Waste not, want not

Feb. 16, 2010, 1:03 a.m.

The recent installation of compost bins at some campus eateries and lessons in a new civil and environmental engineering class may signal a change in the way Stanford manages waste.

Union Square, The Axe & Palm and Russo Cafe became billed as “waste-free” last week; through the combined efforts of Students for a Sustainable Stanford (SSS) and Stanford Hospitality and Auxiliaries, the eateries agreed to use only compostable or recyclable materials and were equipped with bins to dispose of these items.

Meanwhile, a new course on campus sustainability has students analyzing the impact of waste at places like Tresidder’s Union Square, where hundreds of students eat daily.

This concerted effort raises questions about how the University as a whole as has fared in matters of waste disposal.

Julie Muir, director of Stanford’s Recycling Program, has sifted through the University’s rubbish for 16 years to better understand its waste patterns.

“I do not really need to sort trash myself [at this point],” she said.

But Muir headed to the bins once again this quarter while working with students in “Creating a Green Student Workforce to Help Implement Stanford’s Sustainability Vision,” a new class that teaches students about campus sustainability.

The class focuses on facets of sustainability like waste management, green buildings and water and energy conservation that are integral to reducing waste at Stanford.

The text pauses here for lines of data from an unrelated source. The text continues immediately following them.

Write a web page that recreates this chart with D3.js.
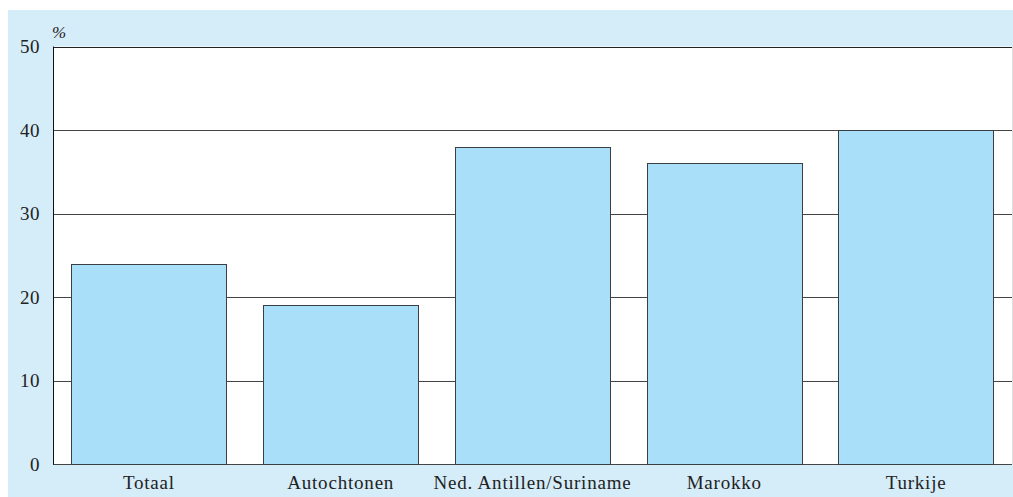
<!DOCTYPE html>
<html><head><meta charset="utf-8">
<script src="https://cdn.jsdelivr.net/npm/d3@7"></script>
<style>html,body{margin:0;padding:0;background:#fff;}svg{display:block;} text{font-family:"Liberation Serif", "DejaVu Serif", serif;}</style>
</head><body>
<svg id="c" width="1013" height="497"></svg>
<script>
const categories = ["Totaal", "Autochtonen", "Ned. Antillen/Suriname", "Marokko", "Turkije"];
const values = [24, 19, 38, 36, 40];
const yTicks = [0, 10, 20, 30, 40, 50];
const unitLabel = "%";

const svg = d3.select("#c");
const m = {left: 53, right: 1012, top: 46.5, bottom: 464};

svg.append("rect").attr("x", 8).attr("y", 10).attr("width", 1005).attr("height", 487).attr("fill", "#d5ecf9");
svg.append("rect").attr("x", m.left).attr("y", m.top).attr("width", m.right - m.left).attr("height", m.bottom - m.top).attr("fill", "#fff");

const x = d3.scaleBand().domain(categories).range([m.left, m.right]).paddingInner(0.19).paddingOuter(0.095);
const y = d3.scaleLinear().domain([0, 50]).range([m.bottom, m.top]);

svg.append("g").selectAll("line").data(yTicks).join("line")
  .attr("x1", m.left).attr("x2", m.right)
  .attr("y1", d => Math.round(y(d)) + 0.5).attr("y2", d => Math.round(y(d)) + 0.5)
  .attr("stroke", d => d === 50 ? "#222" : "#444").attr("stroke-width", 1);

svg.append("line").attr("x1", m.right + 0.5).attr("x2", m.right + 0.5).attr("y1", m.top).attr("y2", m.bottom).attr("stroke", "#ddd");

svg.append("g").selectAll("rect").data(values).join("rect")
  .attr("x", (d, i) => Math.round(x(categories[i])) + 0.5)
  .attr("y", d => Math.round(y(d)) + 0.5)
  .attr("width", Math.round(x.bandwidth()))
  .attr("height", d => Math.round(y(0)) - Math.round(y(d)))
  .attr("fill", "#aadff9").attr("stroke", "#3a3f44").attr("stroke-width", 1);

svg.append("line").attr("x1", m.left + 0.5).attr("x2", m.left + 0.5).attr("y1", m.top).attr("y2", m.bottom + 0.5).attr("stroke", "#111");

svg.append("g").selectAll("text").data(yTicks).join("text")
  .attr("x", 40).attr("y", d => y(d) + 6.5)
  .attr("text-anchor", "end").attr("font-size", 19).attr("letter-spacing", 0.5).attr("fill", "#222")
  .text(d => d);

svg.append("text").attr("x", 52).attr("y", 38).attr("font-size", 17).attr("font-style", "italic").attr("fill", "#222").text(unitLabel);

svg.append("g").selectAll("text").data(categories).join("text")
  .attr("x", d => x(d) + x.bandwidth() / 2).attr("y", 489)
  .attr("text-anchor", "middle").attr("font-size", 19).attr("letter-spacing", 0.8).attr("fill", "#222")
  .text(d => d);
</script>
</body></html>
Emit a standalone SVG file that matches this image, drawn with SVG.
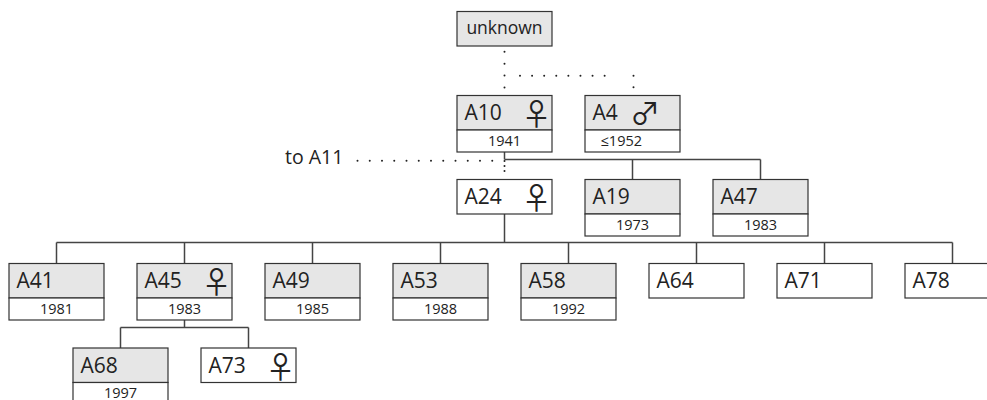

“I think people’s minds are opened when they see what we’re throwing away,” Muir said. “You don’t think about it once it goes in the trash can, but this brings it right back up to you.”

Muir oversees a recycling program that uses more than 4,000 bins on campus to divert 65 percent of waste away from the landfill, but she said this system depends entirely on the cooperation of its users.

“Twenty percent of what we send to the landfill is bottles and cans and paper,” Muir said. “That could be handled today, with no new programs and no extra dollars — just Joe Citizen and Julie Citizen putting the right thing in the right bin.”

The same problem occurred when another set of compost bins were installed in Tresidder several years ago. The receptacles were regularly contaminated with non-compostable material, forcing the University to pay a fine. The bins were eventually removed.

Leah Kuritzky ’10, a SSS outreach coordinator who spearheaded the latest installation, believes that the outcome will be different this time. Students have adorned the bins with signs and members of SSS plan to help customers sort their refuse during the program’s fledgling weeks.

“I think going toward zero waste in the unions is going to be successful,” Kuritzky said. “It’s just a matter of getting over the first hump and letting people know that the alternatives are there.”

“We can literally recycle materials into new products, and that diverts the need to find new natural resources,” added Noel Crisostomo ’10, an SSS outreach coordinator and teaching assistant for the course. “Educating others about those little-known benefits of waste diversion is empowering.”

Jeff Koseff, a civil and environmental engineering professor who oversees the class, agrees.

“To me, it’s a great way to bridge the academic and operational divide and bring the passion and the interest of the students to play in a very productive way,” Koseff said.

Despite these developments, Stanford has a long way to go in order to eliminate waste entirely. Instructor Fahmida Ahmed recognizes that scaling these programs to the University level quickly will be a challenge. Ahmed co-teaches the course and is the associate director of sustainability and energy management within the Office of Sustainability.

“How do we — 10 people, 15 people or even 90 people — serve a campus of 35,000 and change their behavior in a reasonably short period of time?” Ahmed said. “I’m very cautiously optimistic.”